When Moseley was 14, she and her mother moved to Austin, Texas, so that she could immerse herself more deeply in her guitar studies. One night, she and her mother went to see electric guitarist and local music legend Van Wilks play, and after the show Moseley introduced herself. She happened to have her guitar with her and Wilks asked her to play for him. When she finished, he told her that she was going to play with him the following week. It wasn’t long before Moseley was performing regularly in Austin. 

Being in the “live music capital of the world,” she said, “had a huge impact on those teenage years leading up to Berklee...the community here has just been so welcoming and helpful, and really a lot of people have taken me under their wing, allowing me to really infiltrate the performing scene.” 
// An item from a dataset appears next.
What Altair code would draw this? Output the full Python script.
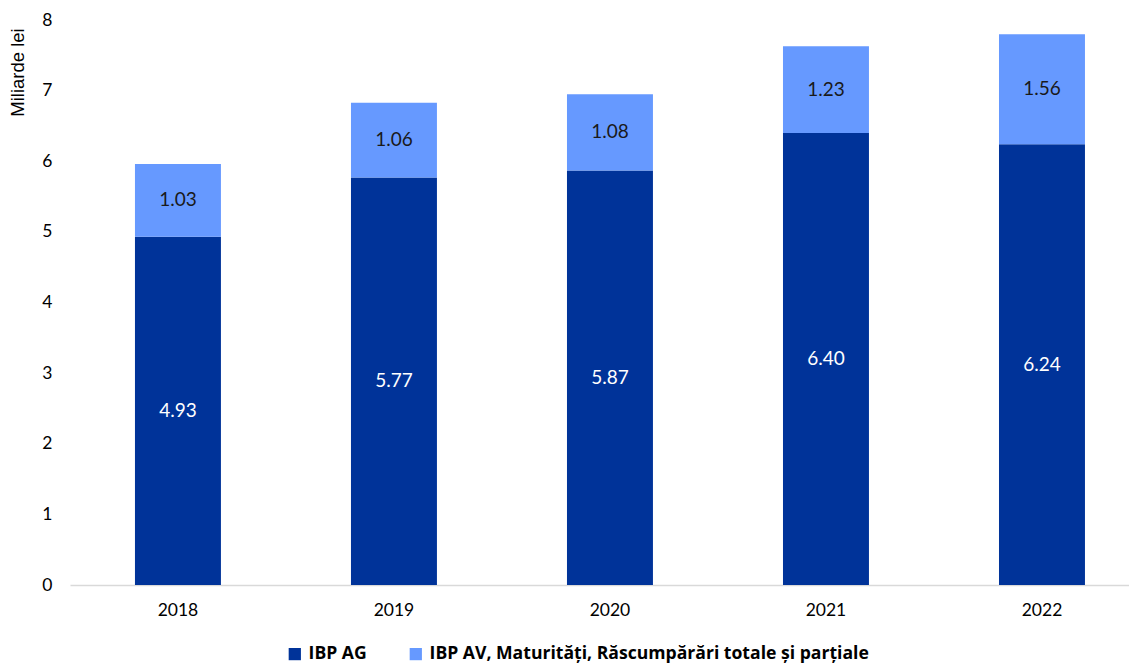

Moseley, who said she’d wanted to attend Berklee since she was 10, is now studying toward a double major in performance and music business on a full scholarship she won at the Lee Ritenour Six String Theory Competition. 

Stanton said that he sees in Moseley the kind of promise he saw in Gillian Welch ’92 when she was a student. “I knew she was the next big thing. And so it’s the same with Emma in the fingerstyle,” he said. 

Along with Professor Guy Van Duser, who has been Moseley’s private instructor, Stanton has played an important role in developing her as a player. “I feel like no matter how much time I spend with Bobby there’s always something incredibly exciting and new that he has to show me," she said. "He always just seems to know exactly what I really need him to be giving me as a student.”